__Exercise requirements__:
Using the entries that follow, collect the lines where the word "this" appears.

__Records to process__:
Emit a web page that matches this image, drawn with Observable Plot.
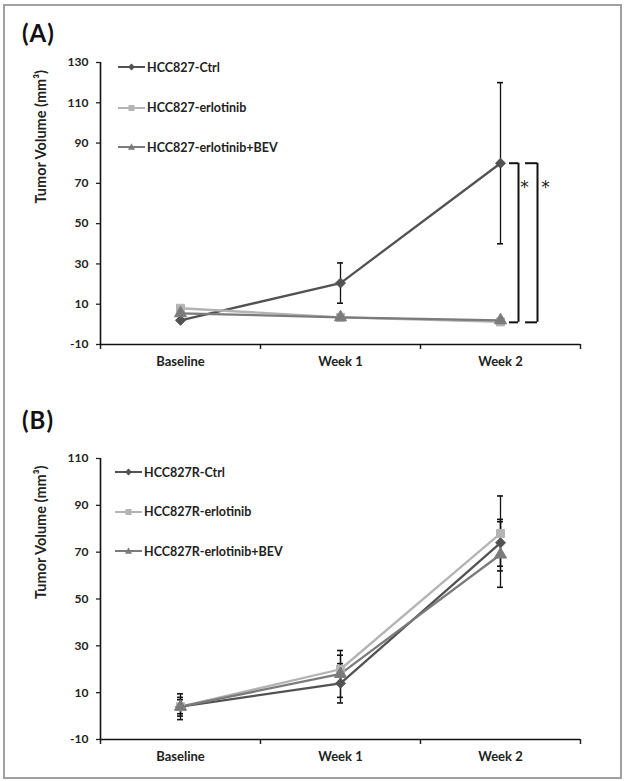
<!DOCTYPE html>
<html>
<head>
<meta charset="utf-8">
<script src="https://cdn.jsdelivr.net/npm/d3@7"></script>
<script src="https://cdn.jsdelivr.net/npm/@observablehq/plot@0.6"></script>
<style>
  body { margin: 0; background: #fff; }
  #page { position: relative; width: 625px; height: 781px; overflow: hidden; font-family: Lato, "DejaVu Sans", sans-serif; background: #fff; }
  #frame { position: absolute; left: 3px; top: 4px; width: 615px; height: 771px; border: 2px solid #a0a0a0; }
  .panel-label { position: absolute; left: 22px; font-weight: 700; font-size: 24px; line-height: 24px; color: #111; letter-spacing: 1px; }
  .chart { position: absolute; left: 0; }
  .legend { position: absolute; font-weight: 700; font-size: 12.5px; color: #222; }
  .legend .row { position: absolute; left: 0; white-space: nowrap; display: flex; align-items: center; height: 12px; }
  .legend svg { display: block; margin-right: 2px; }
</style>
</head>
<body>
<div id="page"><div id="frame"></div></div>
<script>
// ---------- data ----------
const times = ["Baseline", "Week 1", "Week 2"];

const seriesA = ["HCC827-Ctrl", "HCC827-erlotinib", "HCC827-erlotinib+BEV"];
const ctrlA = [2, 20.5, 80];
const ctrlAErr = [0, 10, 40];
const erlA = [8, 3.5, 1.2];
const erlAErr = [0, 0, 0];
const bevA = [5.5, 3.5, 2];
const bevAErr = [0, 0, 0];

const seriesB = ["HCC827R-Ctrl", "HCC827R-erlotinib", "HCC827R-erlotinib+BEV"];
const ctrlB = [4, 14, 74];
const ctrlBErr = [5.5, 8.4, 10];
const erlB = [4, 20, 78];
const erlBErr = [4, 6, 16];
const bevB = [4, 18, 69];
const bevBErr = [3, 10, 14];

const yTicksA = [-10, 10, 30, 50, 70, 90, 110, 130];
const yTicksB = [-10, 10, 30, 50, 70, 90, 110];
const yTitle = "Tumor Volume (mm³)";

// significance bracket in panel A: Week 2, from Ctrl mean to treated means
const sigA = [{time: "Week 2", top: 80, bottom: 1, star: 68, label: "*"}];

// ---------- style ----------
const palette = ["#525252", "#b4b4b4", "#7b7b7b"];
const symbols = ["diamond2", "square", "triangle"];

const page = document.getElementById("page");

function build(series, values, errs, yDomain, yTicks, sig, height, marginBottom) {
  const rows = [];
  series.forEach((s, si) => times.forEach((t, ti) =>
    rows.push({series: s, time: t, value: values[si][ti], err: errs[si][ti]})));
  const xPos = d => times.indexOf(d.time) + 0.5;
  const errRows = rows.filter(d => d.err > 0);

  const marks = [
    Plot.axisY({ticks: yTicks, tickSize: 4, tickPadding: 8, tickFormat: d => String(d), label: null, fontSize: 12, strokeWidth: 1.3}),
    Plot.axisX({ticks: [0, 1, 2, 3], tickSize: 5, tickFormat: () => "", label: null, strokeWidth: 1.5}),
    Plot.axisX({ticks: times.map((t, i) => i + 0.5), tickSize: 0, tickPadding: 12, tickFormat: v => times[Math.floor(v)], label: null, fontSize: 13}),
    Plot.ruleX([0], {stroke: "#111", strokeWidth: 1.6}),
    Plot.ruleY([yDomain[0]], {stroke: "#111", strokeWidth: 1.6}),
    Plot.text([yTitle], {text: d => d, frameAnchor: "left", rotate: -90, dx: -59, fontSize: 14.5, fontWeight: 700, fill: "#222"}),
    // error bars
    Plot.ruleX(errRows, {x: xPos, y1: d => d.value - d.err, y2: d => d.value + d.err, stroke: "#111", strokeWidth: 1.3}),
    Plot.ruleY(errRows, {x1: xPos, x2: xPos, y: d => d.value + d.err, insetLeft: -3, insetRight: -3, stroke: "#111", strokeWidth: 1.6}),
    Plot.ruleY(errRows, {x1: xPos, x2: xPos, y: d => d.value - d.err, insetLeft: -3, insetRight: -3, stroke: "#111", strokeWidth: 1.6}),
    // series
    Plot.line(rows, {x: xPos, y: "value", z: "series", stroke: "series", strokeWidth: 2.3}),
    Plot.dot(rows, {x: xPos, y: "value", symbol: "series", fill: "series", stroke: "series", strokeWidth: 1, r: 4.5})
  ];

  if (sig) {
    const sx = d => times.indexOf(d.time) + 0.5;
    [[9, 18], [25, 37]].forEach(([a, b]) => {
      marks.push(
        Plot.ruleY(sig, {x1: sx, x2: sx, y: "top", dx: a, insetRight: -(b - a), stroke: "#111", strokeWidth: 2}),
        Plot.ruleY(sig, {x1: sx, x2: sx, y: "bottom", dx: a, insetRight: -(b - a), stroke: "#111", strokeWidth: 2}),
        Plot.ruleX(sig, {x: sx, y1: "bottom", y2: "top", dx: b, stroke: "#111", strokeWidth: 2})
      );
    });
    [24, 45].forEach(off => marks.push(
      Plot.text(sig, {x: sx, y: "star", text: "label", dx: off, fontSize: 17, fontWeight: 400, fill: "#222", fontFamily: "DejaVu Sans"})
    ));
  }

  return Plot.plot({
    width: 625,
    height,
    marginLeft: 100,
    marginRight: 45,
    marginTop: 12,
    marginBottom,
    x: {domain: [0, 3]},
    y: {domain: yDomain},
    color: {domain: series, range: palette},
    symbol: {domain: series, range: symbols},
    style: {fontFamily: "Lato, sans-serif", fontWeight: 700, fontSize: "12px", color: "#222", background: "transparent", overflow: "visible"},
    marks
  });
}

function legend(series, left, rowTops) {
  const box = document.createElement("div");
  box.className = "legend";
  box.style.top = "0px";
  box.style.left = left + "px";
  series.forEach((s, i) => {
    const row = document.createElement("div");
    row.className = "row";
    row.style.top = rowTops[i] + "px";
    const c = palette[i];
    let marker;
    if (i === 0) marker = `<path d="M13.5,1.5L17,5L13.5,8.5L10,5Z" fill="${c}"/>`;
    else if (i === 1) marker = `<rect x="10.5" y="2" width="6" height="6" fill="${c}"/>`;
    else marker = `<path d="M13.5,1.2L17,7.8L10,7.8Z" fill="${c}"/>`;
    row.innerHTML = `<svg width="27" height="10" viewBox="0 0 27 10"><line x1="0" y1="5" x2="27" y2="5" stroke="${c}" stroke-width="2"/>${marker}</svg><span>${s}</span>`;
    box.appendChild(row);
  });
  page.appendChild(box);
}

function label(text, top) {
  const d = document.createElement("div");
  d.className = "panel-label";
  d.style.top = top + "px";
  d.textContent = text;
  page.appendChild(d);
}

label("(A)", 21);
const chartA = build(seriesA, [ctrlA, erlA, bevA], [ctrlAErr, erlAErr, bevAErr], [-10, 130], yTicksA, sigA, 334, 40);
chartA.classList.add("chart");
chartA.style.top = "50px";
page.appendChild(chartA);
legend(seriesA, 118, [61, 101.5, 141]);

label("(B)", 408);
const chartB = build(seriesB, [ctrlB, erlB, bevB], [ctrlBErr, erlBErr, bevBErr], [-10, 110], yTicksB, null, 328, 35);
chartB.classList.add("chart");
chartB.style.top = "446px";
page.appendChild(chartB);
legend(seriesB, 115, [466, 505.5, 545]);
</script>
</body>
</html>
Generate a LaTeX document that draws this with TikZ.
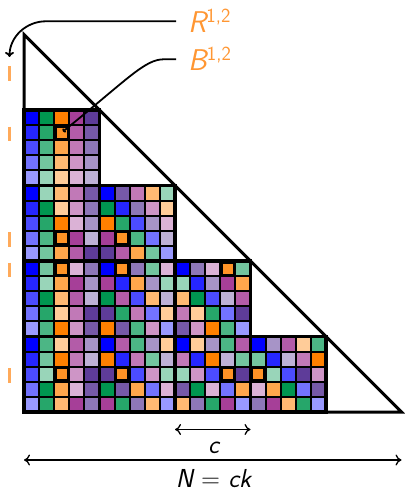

__Expected answer__:
Emit a web page that matches this image, drawn with Observable Plot.
Generate a LaTeX document that draws this with TikZ.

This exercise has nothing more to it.